I simply wash the outside of my pumpkin with cool water, use a veggie brush if needed to remove excess dirt. If you are going to cut your pumpkin up into smaller pieces for soup or baking, use your hands or a large spoon to scrape out the stringy fibers and seeds. Cut out and discard the stem and that’s it!
Or if your pumpkin is too large and hard to cut, try the easy method of cooking fresh pumpkin in the oven that I introduced in my recipe below!
How to Make Pumpkin Puree (fresh pumpkin) Easily!
- Large sharp knife
- Bowl (for seeds)
- Cutting board
- Large cake pan or cookie sheet
- Blender or food processor
- Quart size freezer bags
- Permanent marker
- 1 Cup Measuring Cup
- 1 small/large pumpkin of choice! Size of pumpkin affects baking time
Wash the outside of the pumpkin with warm water. Use a veggie brush if you have one.

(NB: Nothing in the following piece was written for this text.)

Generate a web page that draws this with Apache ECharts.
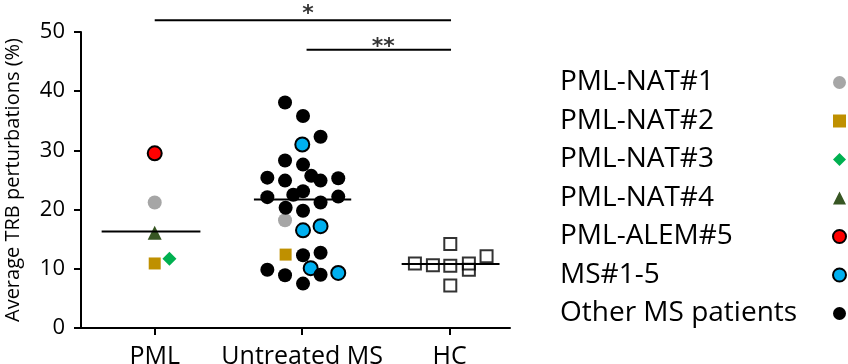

Take a sharp knife and cut the stem of the pumpkin out in a large circle.
Scoop out the seeds and any fibers with your bare hands or gloves.
Reinsert the cutout stem and place the pumpkin on a baking sheet or pan.
Bake @350 until pumpkin is tender and a table knife slides into the flesh easily.
- If the outside of the pumpkin seems to be browning too quickly before the pumpkin is finished you can reduce the temp to @300 or less so it bakes more slowly.
Allow pumpkin to cool completely and then remove any remaining seeds & fibers.
Remove the inner flesh and puree in a blender or food processor.
- I pureed about 2 cups at a time, using the scraper to incorporate the flesh and smooth out the puree.
Measure the puree into freezer bags per how you want to use them. Most recipes call for 15 oz. of puree so I portioned 2 cups.
Date with the permanent marker and freeze!
- 1 cup of pumpkin puree contains approximately:
- 0.2 grams of Fat
- 2 grams of Protein
- 3 grams of Fiber
- 12 grams of Carbs
- a whopping 245% of your daily recommended intake of Vitamin A!